IJM: I think we touched on this issue a bit but maybe we can focus on it a bit more. And this is a question of how far lawyers for victims were allowed to question prosecution witnesses. And the defense at times was concerned that the lawyers for victims were asking questions that had less to do with the harm victims have suffered and more to do with evidence of crimes. Do you think the chamber struck the right balance between allowing you as a victims’ lawyers to ask your questions while protecting the fair trial rights of Ongwen?
Cox: I do not think that the right balance was struck in this respect. By that I mean that victims have the right to the truth and not allowing questions that go beyond harm is inconsistent with the Rome Statute.
Furthermore, it is not only inconsistent with the Rome Statue; it is inconsistent with all the evolution of human rights, international human rights law. Victims have a right to truth. This has been said by the Inter-American Court [of Human Rights] constantly and Latin America has a lot of experience on transitional justice issues and that is why our jurisprudence has developed so strongly. This means that victims are able to participate in a meaningful way, which is something that should be replicated at the ICC. As such, victims should give their views and concerns and participate on all those issues that have an impact and effects their personal interests.
I ask, what is more meaningful than if the person that you are trying is convicted or not convicted, is responsible or not responsible, or if the crimes were committed against those victims? Crimes are not committed against institutions or prosecutors or OTPs. They are committed against people. Those people are the victims. Victims participate in the process, so they have a right to ask questions about individual responsibility, about the elements of the crime, about all the issues. The limits to victim participation should ensure that you do not replicate the work of the prosecutor, however there is no violation of due process when you allow victims to participate in a meaningful way in their determination of the responsibility of the person that you are trying.
IJM: But going by the experience of, for example, the Kenya cases at the International Criminal Court, especially the trial that went on before it was terminated the victims’ lawyer there had to apply in advance to ask questions. The judges then would determine whether they would allow those questions. Whereas here it seems you had much wider latitude in the sense that all you needed to do was say yes or no we’re going to question this witness as the proceedings are going on. And then you’re given whatever time it is you’re given to ask questions to that particular witness.

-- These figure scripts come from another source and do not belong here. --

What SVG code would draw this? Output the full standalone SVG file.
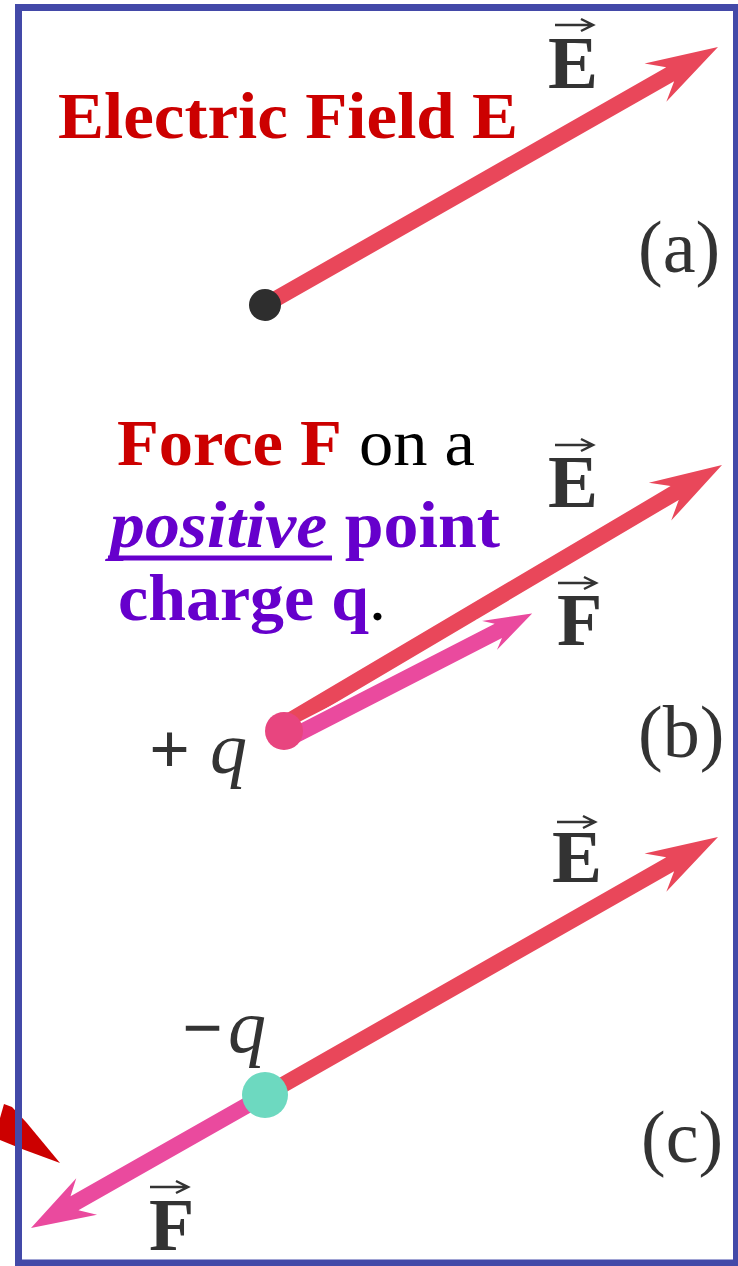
<svg xmlns="http://www.w3.org/2000/svg" width="738" height="1266" viewBox="0 0 738 1266">
<style>
.red{fill:#E9475A}
.pink{fill:#EA4A9E}
.lbl{font-family:"Liberation Serif","Times New Roman",serif;font-weight:bold;fill:#333}
.sub{font-family:"Liberation Serif","Times New Roman",serif;fill:#333}
.title{font-family:"Liberation Serif","Times New Roman",serif;font-weight:bold;font-size:65px}
.vec{stroke:#333;stroke-width:2.5;fill:none}
</style>
<rect x="0" y="0" width="738" height="1266" fill="#fff"/>

<g id="connectors">
<!-- (a) E -->
<path class="red" transform="translate(718,47) rotate(-29.67)" d="M0,0 L-72,-22 L-55,-8 L-521,-8 L-521,8 L-55,8 L-72,22 Z"/>
<!-- (b) E -->
<path class="red" transform="translate(722,465) rotate(-30.6)" d="M0,0 L-72,-22 L-55,-8 L-510,-8 L-510,8 L-55,8 L-72,22 Z"/>
<!-- (b) F -->
<path class="pink" stroke="#fff" stroke-width="2" transform="translate(535,612) rotate(-27.2)" d="M0,0 L-56,-19 L-44,-9 L-276,-9 L-276,9 L-44,9 L-56,19 Z"/>
<!-- (c) E -->
<path class="red" transform="translate(718,837) rotate(-29.67)" d="M0,0 L-72,-22 L-55,-8 L-521,-8 L-521,8 L-55,8 L-72,22 Z"/>
<!-- (c) F -->
<path class="pink" transform="translate(31,1228) rotate(150.4)" d="M0,0 L-64,-21 L-50,-8 L-269,-8 L-269,8 L-50,8 L-64,21 Z"/>
<!-- stray arrowhead at left -->
<path fill="#CC0000" d="M0,1118 L4,1104 L12,1107 L26,1122 L60,1163 L22,1149 L0,1140 Z"/>
</g>

<g id="charge-a"><circle cx="265" cy="305" r="16" fill="#2E2E2E"/></g>
<g id="charge-b"><circle cx="284" cy="731" r="19" fill="#E8457F"/></g>
<g id="charge-c"><circle cx="265" cy="1095" r="23" fill="#6DD9C0"/></g>

<g id="title-a">
<text class="title" x="58" y="138" fill="#CC0000" textLength="460" lengthAdjust="spacingAndGlyphs">Electric Field E</text>
</g>
<g id="title-b">
<text class="title" x="117" y="465" textLength="358" lengthAdjust="spacingAndGlyphs"><tspan fill="#CC0000">Force F</tspan><tspan fill="#000" font-weight="normal"> on a</tspan></text>
<text class="title" x="110" y="547" fill="#6600CC" textLength="390" lengthAdjust="spacingAndGlyphs"><tspan font-style="italic">positive</tspan> point</text>
<line x1="108" y1="558" x2="332" y2="558" stroke="#6600CC" stroke-width="5"/>
<text class="title" x="118" y="620" fill="#6600CC" textLength="268" lengthAdjust="spacingAndGlyphs">charge q<tspan fill="#000" font-weight="normal">.</tspan></text>
</g>

<g id="label-Ea">
<path class="vec" d="M555,25 H592 M581,19 L593,25 L581,31"/>
<text class="lbl" x="548" y="88" font-size="75">E</text>
</g>
<g id="label-Eb">
<path class="vec" d="M555,445 H592 M581,439 L593,445 L581,451"/>
<text class="lbl" x="548" y="507" font-size="75">E</text>
</g>
<g id="label-Fb">
<path class="vec" d="M558,583 H595 M584,577 L596,583 L584,589"/>
<text class="lbl" x="557" y="645" font-size="74">F</text>
</g>
<g id="label-Ec">
<path class="vec" d="M557,822 H594 M583,816 L595,822 L583,828"/>
<text class="lbl" x="552" y="882" font-size="75">E</text>
</g>
<g id="label-Fc">
<path class="vec" d="M150,1187 H187 M176,1181 L188,1187 L176,1193"/>
<text class="lbl" x="149" y="1250" font-size="74">F</text>
</g>

<g id="part-labels">
<text class="sub" x="638" y="272" font-size="74">(a)</text>
<text class="sub" x="638" y="757" font-size="74">(b)</text>
<text class="sub" x="641" y="1162" font-size="74">(c)</text>
</g>
<g id="charge-labels">
<text class="sub" x="149" y="773" font-size="72" font-weight="bold">+</text>
<text class="sub" x="210" y="773" font-size="74" font-style="italic">q</text>
<text class="sub" x="182" y="1052" font-size="72" font-weight="bold">−</text>
<text class="sub" x="228" y="1052" font-size="76" font-style="italic">q</text>
</g>

<rect id="frame" x="18.5" y="7.5" width="718" height="1255.5" fill="none" stroke="#4349A8" stroke-width="7"/>
</svg>
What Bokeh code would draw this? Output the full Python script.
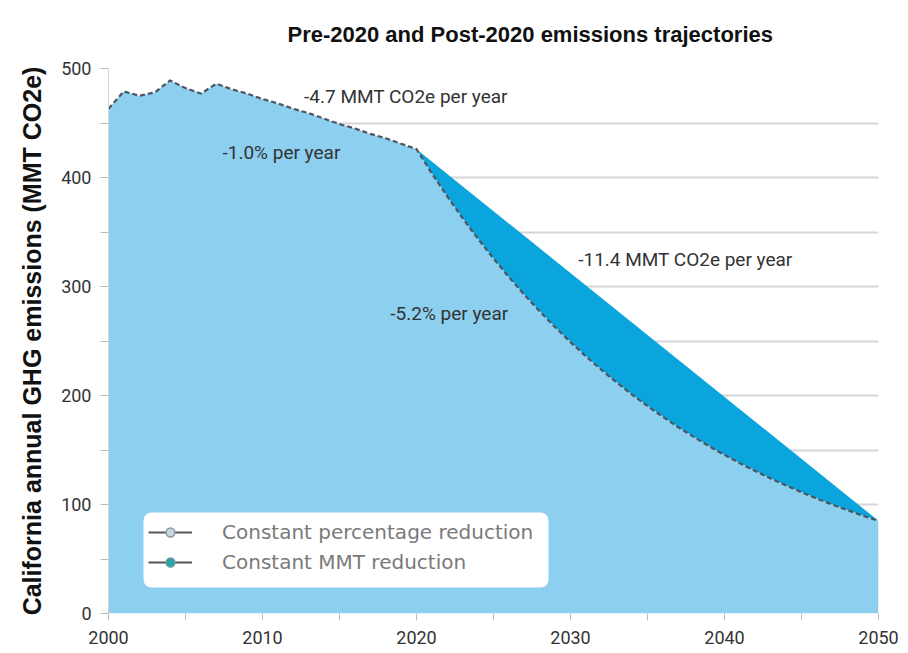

Cox: Yes, however the problem is when … this is once again the vision that you have of victims and the role of victims when you can only ask about harm. It even sounds misplaced. This is not the stage for harm. That is the reparations phase where you would talk about harm suffered by victims. Now we are trying to determine who is responsible and which crimes have been proven beyond a reasonable doubt. So, these formalities regarding submitting advance questions, yes, I think it is an improvement that this is no longer required by LRVs, but also, we have been limited on the subject matter that we can ask about which are fundamental for the interests of our clients. I think the prosecution team is pretty solid and the evidence has been well put. But imagine that some of the attacks on the IDP camps were not supported with sufficient evidence or the questions that we believe should have been asked of witnesses, had not been asked? Why shouldn’t we be able to do our job to make sure that our clients who are victims of that attack are able to put forward questions that have not been covered by the OTP?
Once again, the fairness of the trial, to me, is not affected by having victims participate in a meaningful way, and assisting in the determination of who is responsible for which crimes. If this was a violation of due process you would have to wipe out the jurisprudence of most of Latin American criminal courts that allow participation of victims by asking questions, bringing charges, and accusing the accused or the defendant and you would have to wipe out the French system because all these systems allow for victims to ask questions, and to ask for a penalty. In most systems in Latin America the prosecutor can require X amount of sentence. And the victims can ask for more, less, the same. If this was a violation of due process, then I’m telling you the whole Latin America, south, from Mexico down you would have to wipe it out because it would be a violation of due process.